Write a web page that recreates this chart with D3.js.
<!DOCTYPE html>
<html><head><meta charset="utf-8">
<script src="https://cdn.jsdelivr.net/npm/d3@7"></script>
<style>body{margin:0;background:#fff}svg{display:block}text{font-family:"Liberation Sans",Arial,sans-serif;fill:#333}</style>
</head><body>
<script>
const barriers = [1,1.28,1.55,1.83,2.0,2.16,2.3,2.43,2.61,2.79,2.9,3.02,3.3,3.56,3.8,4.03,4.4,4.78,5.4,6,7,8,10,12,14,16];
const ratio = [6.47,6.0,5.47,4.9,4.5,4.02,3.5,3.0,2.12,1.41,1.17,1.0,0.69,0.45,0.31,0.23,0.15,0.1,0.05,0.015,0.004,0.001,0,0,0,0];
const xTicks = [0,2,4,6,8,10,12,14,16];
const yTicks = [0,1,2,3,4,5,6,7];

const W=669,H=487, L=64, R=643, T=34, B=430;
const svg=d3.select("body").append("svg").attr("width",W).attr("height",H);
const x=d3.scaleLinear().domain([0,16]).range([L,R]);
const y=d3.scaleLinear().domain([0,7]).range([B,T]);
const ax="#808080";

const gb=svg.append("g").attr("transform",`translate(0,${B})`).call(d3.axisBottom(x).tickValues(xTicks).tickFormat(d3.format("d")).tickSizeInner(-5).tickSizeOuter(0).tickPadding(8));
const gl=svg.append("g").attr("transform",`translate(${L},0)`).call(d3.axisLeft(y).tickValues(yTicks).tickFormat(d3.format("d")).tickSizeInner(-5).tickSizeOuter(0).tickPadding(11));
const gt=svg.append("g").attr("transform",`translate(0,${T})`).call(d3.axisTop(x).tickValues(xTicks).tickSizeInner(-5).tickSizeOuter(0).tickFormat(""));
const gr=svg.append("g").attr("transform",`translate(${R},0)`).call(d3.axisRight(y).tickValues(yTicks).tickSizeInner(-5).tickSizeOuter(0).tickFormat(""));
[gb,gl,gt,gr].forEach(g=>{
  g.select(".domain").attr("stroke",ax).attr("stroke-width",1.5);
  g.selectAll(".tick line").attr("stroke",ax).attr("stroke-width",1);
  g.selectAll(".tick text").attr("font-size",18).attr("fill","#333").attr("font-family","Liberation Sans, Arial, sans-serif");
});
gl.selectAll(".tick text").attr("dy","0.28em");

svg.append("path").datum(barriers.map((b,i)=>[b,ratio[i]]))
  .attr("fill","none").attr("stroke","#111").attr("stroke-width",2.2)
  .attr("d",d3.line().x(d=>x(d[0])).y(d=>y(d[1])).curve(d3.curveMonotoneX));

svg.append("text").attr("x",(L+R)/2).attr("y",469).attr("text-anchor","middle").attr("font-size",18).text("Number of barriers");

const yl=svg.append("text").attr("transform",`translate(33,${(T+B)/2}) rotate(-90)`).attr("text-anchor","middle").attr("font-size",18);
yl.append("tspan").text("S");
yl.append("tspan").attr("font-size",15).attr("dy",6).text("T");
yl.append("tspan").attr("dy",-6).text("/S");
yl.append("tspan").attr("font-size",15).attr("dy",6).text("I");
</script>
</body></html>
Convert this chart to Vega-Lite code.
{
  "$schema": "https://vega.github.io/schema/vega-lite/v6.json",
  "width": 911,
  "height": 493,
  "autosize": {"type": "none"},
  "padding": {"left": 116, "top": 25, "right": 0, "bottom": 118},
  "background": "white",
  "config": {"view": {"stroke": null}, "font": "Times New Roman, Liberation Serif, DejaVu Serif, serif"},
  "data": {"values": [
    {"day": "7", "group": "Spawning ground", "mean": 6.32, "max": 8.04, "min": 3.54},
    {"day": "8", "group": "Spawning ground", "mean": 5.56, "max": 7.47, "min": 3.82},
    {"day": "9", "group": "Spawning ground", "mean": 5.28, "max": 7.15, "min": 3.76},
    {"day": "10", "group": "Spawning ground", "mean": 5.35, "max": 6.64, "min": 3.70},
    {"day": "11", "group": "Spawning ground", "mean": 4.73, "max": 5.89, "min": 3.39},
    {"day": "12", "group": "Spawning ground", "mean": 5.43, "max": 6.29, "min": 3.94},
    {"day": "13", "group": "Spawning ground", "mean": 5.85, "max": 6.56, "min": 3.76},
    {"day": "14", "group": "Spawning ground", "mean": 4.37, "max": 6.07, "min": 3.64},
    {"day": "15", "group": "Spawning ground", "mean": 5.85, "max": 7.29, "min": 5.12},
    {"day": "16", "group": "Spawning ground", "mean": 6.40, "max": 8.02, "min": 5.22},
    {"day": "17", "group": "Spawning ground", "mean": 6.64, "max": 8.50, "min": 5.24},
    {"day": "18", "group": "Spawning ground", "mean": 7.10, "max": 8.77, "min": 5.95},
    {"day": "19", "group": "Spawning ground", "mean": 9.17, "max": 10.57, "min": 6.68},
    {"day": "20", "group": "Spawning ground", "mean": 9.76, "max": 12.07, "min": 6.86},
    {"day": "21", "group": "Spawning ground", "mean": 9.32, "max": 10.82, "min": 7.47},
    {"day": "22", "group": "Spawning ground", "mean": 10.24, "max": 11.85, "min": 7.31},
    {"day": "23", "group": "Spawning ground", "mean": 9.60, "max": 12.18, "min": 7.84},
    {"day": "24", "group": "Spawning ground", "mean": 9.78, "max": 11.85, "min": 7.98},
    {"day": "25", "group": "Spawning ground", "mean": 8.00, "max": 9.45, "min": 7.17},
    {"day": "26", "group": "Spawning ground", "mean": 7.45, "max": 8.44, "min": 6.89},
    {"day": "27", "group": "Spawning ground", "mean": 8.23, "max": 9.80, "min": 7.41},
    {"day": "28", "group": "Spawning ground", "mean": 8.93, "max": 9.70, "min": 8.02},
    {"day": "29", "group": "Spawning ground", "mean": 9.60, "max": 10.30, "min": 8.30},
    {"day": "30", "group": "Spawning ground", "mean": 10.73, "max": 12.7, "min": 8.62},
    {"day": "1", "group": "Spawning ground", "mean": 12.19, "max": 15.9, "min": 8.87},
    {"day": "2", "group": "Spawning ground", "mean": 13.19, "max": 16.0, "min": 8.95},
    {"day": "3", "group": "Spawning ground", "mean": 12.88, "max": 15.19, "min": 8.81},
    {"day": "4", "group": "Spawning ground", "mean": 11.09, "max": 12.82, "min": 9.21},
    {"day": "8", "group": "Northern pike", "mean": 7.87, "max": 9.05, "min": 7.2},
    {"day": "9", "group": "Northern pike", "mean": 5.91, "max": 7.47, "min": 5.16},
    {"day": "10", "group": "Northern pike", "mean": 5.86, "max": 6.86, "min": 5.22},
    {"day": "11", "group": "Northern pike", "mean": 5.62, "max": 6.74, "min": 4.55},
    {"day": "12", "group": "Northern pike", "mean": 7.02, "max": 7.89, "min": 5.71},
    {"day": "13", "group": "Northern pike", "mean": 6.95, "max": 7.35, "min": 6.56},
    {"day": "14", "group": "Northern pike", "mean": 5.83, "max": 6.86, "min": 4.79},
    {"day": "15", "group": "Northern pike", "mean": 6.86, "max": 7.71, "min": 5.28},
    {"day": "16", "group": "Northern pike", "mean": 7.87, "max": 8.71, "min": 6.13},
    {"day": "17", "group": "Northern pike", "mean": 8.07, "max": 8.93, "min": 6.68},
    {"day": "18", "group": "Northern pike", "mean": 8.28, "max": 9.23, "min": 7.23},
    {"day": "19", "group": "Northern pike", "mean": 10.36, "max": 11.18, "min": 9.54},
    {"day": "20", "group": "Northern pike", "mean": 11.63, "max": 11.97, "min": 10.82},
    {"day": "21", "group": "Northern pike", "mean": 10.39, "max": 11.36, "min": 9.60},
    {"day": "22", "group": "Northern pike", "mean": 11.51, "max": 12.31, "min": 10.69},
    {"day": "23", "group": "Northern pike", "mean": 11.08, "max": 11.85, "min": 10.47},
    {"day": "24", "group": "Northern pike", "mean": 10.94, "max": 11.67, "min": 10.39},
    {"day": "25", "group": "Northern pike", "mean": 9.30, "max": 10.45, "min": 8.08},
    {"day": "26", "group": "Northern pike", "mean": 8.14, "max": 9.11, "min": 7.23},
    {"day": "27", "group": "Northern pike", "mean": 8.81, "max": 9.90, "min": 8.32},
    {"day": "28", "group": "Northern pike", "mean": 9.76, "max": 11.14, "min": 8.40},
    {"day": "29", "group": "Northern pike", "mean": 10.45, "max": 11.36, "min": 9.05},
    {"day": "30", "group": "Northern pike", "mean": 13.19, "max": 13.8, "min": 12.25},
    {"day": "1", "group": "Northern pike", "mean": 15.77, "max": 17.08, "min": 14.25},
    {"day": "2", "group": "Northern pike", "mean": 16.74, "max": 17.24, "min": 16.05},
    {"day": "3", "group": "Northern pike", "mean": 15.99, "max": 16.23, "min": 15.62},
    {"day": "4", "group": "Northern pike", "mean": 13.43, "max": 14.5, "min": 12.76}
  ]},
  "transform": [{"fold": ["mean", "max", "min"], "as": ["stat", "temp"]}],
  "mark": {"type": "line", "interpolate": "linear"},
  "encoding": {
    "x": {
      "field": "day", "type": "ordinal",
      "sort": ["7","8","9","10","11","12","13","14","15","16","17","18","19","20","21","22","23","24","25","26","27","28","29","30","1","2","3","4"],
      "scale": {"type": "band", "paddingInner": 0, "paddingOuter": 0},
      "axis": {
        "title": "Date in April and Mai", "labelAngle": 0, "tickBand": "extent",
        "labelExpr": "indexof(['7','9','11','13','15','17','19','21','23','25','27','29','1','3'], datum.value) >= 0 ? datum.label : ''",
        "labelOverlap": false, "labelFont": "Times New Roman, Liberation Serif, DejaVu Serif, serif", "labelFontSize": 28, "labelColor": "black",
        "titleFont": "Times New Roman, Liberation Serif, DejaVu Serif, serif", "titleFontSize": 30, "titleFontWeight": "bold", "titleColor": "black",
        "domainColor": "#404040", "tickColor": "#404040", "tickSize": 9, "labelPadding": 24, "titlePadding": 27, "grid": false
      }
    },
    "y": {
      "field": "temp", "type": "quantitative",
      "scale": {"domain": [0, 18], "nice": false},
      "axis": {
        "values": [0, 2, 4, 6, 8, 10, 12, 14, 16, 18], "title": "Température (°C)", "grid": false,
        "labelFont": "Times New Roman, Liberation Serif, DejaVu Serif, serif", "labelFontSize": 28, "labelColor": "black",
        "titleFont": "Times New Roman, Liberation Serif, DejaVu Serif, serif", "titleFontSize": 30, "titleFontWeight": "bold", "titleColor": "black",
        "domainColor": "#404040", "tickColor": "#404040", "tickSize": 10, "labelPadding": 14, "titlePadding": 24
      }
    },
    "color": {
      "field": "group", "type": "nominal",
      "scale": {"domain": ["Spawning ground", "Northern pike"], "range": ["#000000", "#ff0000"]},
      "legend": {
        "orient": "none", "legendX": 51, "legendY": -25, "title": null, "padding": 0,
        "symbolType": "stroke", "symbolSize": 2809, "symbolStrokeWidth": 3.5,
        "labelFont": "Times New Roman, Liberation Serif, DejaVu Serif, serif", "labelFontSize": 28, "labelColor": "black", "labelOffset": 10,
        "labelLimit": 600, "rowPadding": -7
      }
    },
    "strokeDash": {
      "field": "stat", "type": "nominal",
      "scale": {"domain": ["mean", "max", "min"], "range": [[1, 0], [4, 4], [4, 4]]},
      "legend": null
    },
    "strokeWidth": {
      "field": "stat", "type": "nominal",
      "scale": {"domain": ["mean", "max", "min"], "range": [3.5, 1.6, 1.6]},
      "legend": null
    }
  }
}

★ ★ ★

OBJECTIVE
List every line in the records above that contains the word "chart".

FULL OUTPUT
Write a web page that recreates this chart with D3.js.
Convert this chart to Vega-Lite code.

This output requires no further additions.